Specter, 77, will formally begin his re-election campaign April 4 at a Philadelphia fundraiser, Scott Hoeflich, a Specter spokesman, confirmed on Monday.

A former Philadelphia prosecutor dubbed "Snarlin' Arlen," Specter has never shied from controversial issues.

In 2004, Specter's sharp political analysis nearly cost him the chairmanship that he coveted after years on the Senate Judiciary Committee.

Shortly after his election to a fifth term, Specter angered conservatives long suspicious of him by warning a just re-elected President Bush that anti-abortion judges would have a difficult time winning Senate confirmation, given Democratic opposition.

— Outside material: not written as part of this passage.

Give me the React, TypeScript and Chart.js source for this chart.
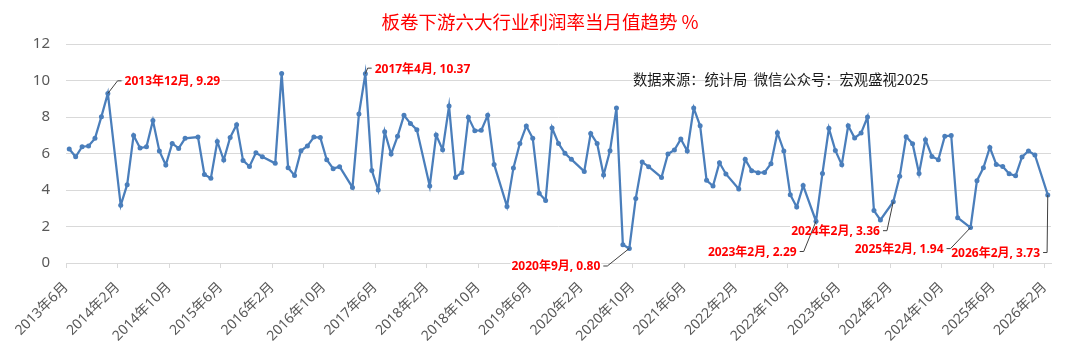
import React, { useEffect, useRef } from 'react';
import { Chart, registerables } from 'chart.js';

Chart.register(...registerables);

// 板卷下游六大行业利润率当月值 (%) — monthly, 2013年6月 … 2026年2月; January not published (null)
const START_YEAR = 2013;
const START_MONTH = 6;

const rate2013 = [6.25, 5.82, 6.37, 6.41, 6.83, 8.02, 9.29]; // Jun–Dec
const rate2014 = [null, 3.16, 4.29, 6.99, 6.30, 6.37, 7.81, 6.14, 5.37, 6.55, 6.28, 6.83];
const rate2015 = [null, 6.90, 4.85, 4.64, 6.66, 5.64, 6.88, 7.58, 5.62, 5.29, 6.04, 5.82];
const rate2016 = [null, 5.46, 10.39, 5.22, 4.80, 6.15, 6.41, 6.90, 6.87, 5.66, 5.17, 5.28];
const rate2017 = [null, 4.14, 8.16, 10.37, 5.07, 4.00, 7.19, 5.97, 6.94, 8.09, 7.65, 7.30];
const rate2018 = [null, 4.22, 7.01, 6.21, 8.60, 4.69, 4.96, 7.98, 7.25, 7.27, 8.09, 5.40];
const rate2019 = [null, 3.10, 5.21, 6.55, 7.51, 6.83, 3.82, 3.43, 7.40, 6.55, 6.01, 5.68];
const rate2020 = [null, 5.02, 7.10, 6.55, 4.82, 6.15, 8.49, 1.00, 0.80, 3.54, 5.53, 5.28];
const rate2021 = [null, 4.69, 5.97, 6.19, 6.79, 6.14, 8.49, 7.52, 4.53, 4.22, 5.50, 4.88];
const rate2022 = [null, 4.05, 5.68, 5.06, 4.95, 4.96, 5.44, 7.14, 6.14, 3.74, 3.07, 4.24];
const rate2023 = [null, 2.29, 4.91, 7.38, 6.17, 5.39, 7.52, 6.85, 7.12, 8.00, 2.87, 2.36];
const rate2024 = [null, 3.36, 4.75, 6.92, 6.54, 4.91, 6.76, 5.84, 5.66, 6.94, 6.99, 2.48];
const rate2025 = [null, 1.94, 4.51, 5.22, 6.33, 5.40, 5.29, 4.89, 4.78, 5.81, 6.14, 5.92];
const rate2026 = [null, 3.73]; // Jan–Feb

const profitRate: (number | null)[] = [
  ...rate2013, ...rate2014, ...rate2015, ...rate2016, ...rate2017, ...rate2018, ...rate2019,
  ...rate2020, ...rate2021, ...rate2022, ...rate2023, ...rate2024, ...rate2025, ...rate2026,
];

const tickLabels = [
  '2013年6月', '2014年2月', '2014年10月', '2015年6月', '2016年2月', '2016年10月', '2017年6月',
  '2018年2月', '2018年10月', '2019年6月', '2020年2月', '2020年10月', '2021年6月', '2022年2月',
  '2022年10月', '2023年6月', '2024年2月', '2024年10月', '2025年6月', '2026年2月',
];

const annotatedMonths = ['2013年12月', '2017年4月', '2020年9月', '2023年2月', '2024年2月', '2025年2月', '2026年2月'];

const TITLE = '板卷下游六大行业利润率当月值趋势 %';
const SOURCE = '数据来源：统计局  微信公众号：宏观盛视2025';

// layout of the data-label callouts (offset of the text anchor from its point)
const calloutPlacement = [
  { dx: 16.7, dy: -11.6, align: 'left' },
  { dx: 9.3, dy: -4.6, align: 'left' },
  { dx: -29, dy: 18.6, align: 'right' },
  { dx: -19.3, dy: 31.3, align: 'right' },
  { dx: -13.3, dy: 30, align: 'right' },
  { dx: -27, dy: 22, align: 'right' },
  { dx: -7.7, dy: 58.6, align: 'right' },
];

const monthLabels = profitRate.map((_, i) => {
  const t = START_MONTH - 1 + i;
  return `${START_YEAR + Math.floor(t / 12)}年${(t % 12) + 1}月`;
});
const tickValues = tickLabels.map((l) => monthLabels.indexOf(l));

const FONT = '"Noto Sans", "Noto Sans CJK SC", sans-serif';
const CJK = '"Noto Sans CJK SC", sans-serif';

const overlayPlugin = {
  id: 'overlay',
  afterDraw(chart: any) {
    const ctx = chart.ctx as CanvasRenderingContext2D;
    const xs = chart.scales.x;
    const ys = chart.scales.y;
    ctx.save();
    ctx.font = `18.5px ${CJK}`;
    ctx.fillStyle = '#FF0000';
    ctx.textAlign = 'center';
    ctx.textBaseline = 'middle';
    ctx.fillText(TITLE, 540, 22);

    ctx.font = `14.3px ${CJK}`;
    ctx.fillStyle = '#1a1a1a';
    ctx.textAlign = 'left';
    ctx.fillText(SOURCE, 633, 80);

    const items = annotatedMonths.map((lab, k) => {
      const i = monthLabels.indexOf(lab);
      const v = profitRate[i] as number;
      const px = xs.getPixelForValue(i + 0.5);
      const py = ys.getPixelForValue(v);
      const p = calloutPlacement[k];
      return { px, py, tx: px + p.dx, ty: py + p.dy, align: p.align, text: `${lab}, ${v.toFixed(2)}` };
    });
    ctx.font = `bold 12px ${FONT}`;
    items.forEach((it) => {
      const w = ctx.measureText(it.text).width;
      const x0 = it.align === 'left' ? it.tx : it.tx - w;
      ctx.fillStyle = '#ffffff';
      ctx.fillRect(x0 - 1, it.ty - 7, w + 2, 14);
    });
    items.forEach((it) => {
      const s = it.align === 'left' ? -1 : 1;
      ctx.strokeStyle = '#404040';
      ctx.lineWidth = 1;
      ctx.beginPath();
      ctx.moveTo(it.px, it.py);
      ctx.lineTo(it.tx + s * 7, it.ty - 1);
      ctx.lineTo(it.tx + s * 3, it.ty - 1);
      ctx.stroke();
    });
    items.forEach((it) => {
      ctx.fillStyle = '#FF0000';
      ctx.textAlign = it.align as CanvasTextAlign;
      ctx.textBaseline = 'middle';
      ctx.fillText(it.text, it.tx, it.ty);
    });
    ctx.restore();
  },
};

export default function App() {
  const ref = useRef<HTMLCanvasElement>(null);
  useEffect(() => {
    if (!ref.current) return;
    const chart = new Chart(ref.current, {
      type: 'line',
      data: {
        datasets: [
          {
            label: '利润率',
            data: profitRate.map((v, i) => ({ x: i + 0.5, y: v })) as any,
            borderColor: '#4A7EBB',
            backgroundColor: '#4A7EBB',
            borderWidth: 2.25,
            pointRadius: 2.5,
            pointHoverRadius: 2.5,
            pointBorderWidth: 0,
            spanGaps: true,
            tension: 0,
          },
        ],
      },
      options: {
        animation: false,
        responsive: true,
        maintainAspectRatio: false,
        devicePixelRatio: 1,
        layout: { padding: { top: 44, right: 29, left: 0, bottom: 0 } },
        plugins: { legend: { display: false }, tooltip: { enabled: false }, title: { display: false } },
        scales: {
          x: {
            type: 'linear',
            min: 0,
            max: profitRate.length,
            afterBuildTicks: (s: any) => {
              s.ticks = tickValues.map((v) => ({ value: v }));
            },
            afterFit: (s: any) => {
              s.height = 89;
            },
            ticks: {
              autoSkip: false,
              minRotation: 45,
              maxRotation: 45,
              color: '#595959',
              font: { size: 14, family: FONT },
              padding: 11,
              callback: (v: any) => tickLabels[tickValues.indexOf(v)] ?? '',
            },
            grid: { drawOnChartArea: false, drawTicks: true, tickLength: 5, color: '#d9d9d9' },
            border: { display: true, color: '#d9d9d9' },
          },
          y: {
            min: 0,
            max: 12,
            afterFit: (s: any) => {
              s.width = 66;
            },
            ticks: { stepSize: 2, color: '#595959', font: { size: 15, family: FONT }, padding: 16 },
            grid: { color: '#d9d9d9', drawTicks: false },
            border: { display: false },
          },
        },
      },
      plugins: [overlayPlugin],
    });
    return () => chart.destroy();
  }, []);
  return (
    <div style={{ position: 'absolute', left: 0, top: 0, width: 1080, height: 352, background: '#fff' }}>
      <canvas ref={ref} />
    </div>
  );
}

Social conservatives demanded that Senate GOP leaders deny Specter the chairmanship. Only his extraordinary public pledge to give Bush's nominees quick hearings and early votes, regardless of their views on abortion, spared Specter the ignominy of a chairmanship denied.

From his seat on Judiciary, Specter has participated in the Senate confirmation hearing of every sitting Supreme Court Justice except Justice John Paul Stevens. He was chairman of the committee during the confirmation hearings for Chief Justice John Roberts and Supreme Court Justice Samuel Alito.

He is now the top Republican on the panel.

In 2005, while undergoing chemotherapy treatment for Hodgkin's disease, he challenged the administration over federal funding for embryonic stem-cell research. He has since said that he is fully recovered.

The scheduled fundraiser was first reported by The Patriot-News of Harrisburg.

Specter's last re-election campaign was the toughest of his career. He barely defeated former Rep. Pat Toomey in a primary race in which his age was contrasted with that of his youthful-looking opponent, but Specter went on to handily win the general election.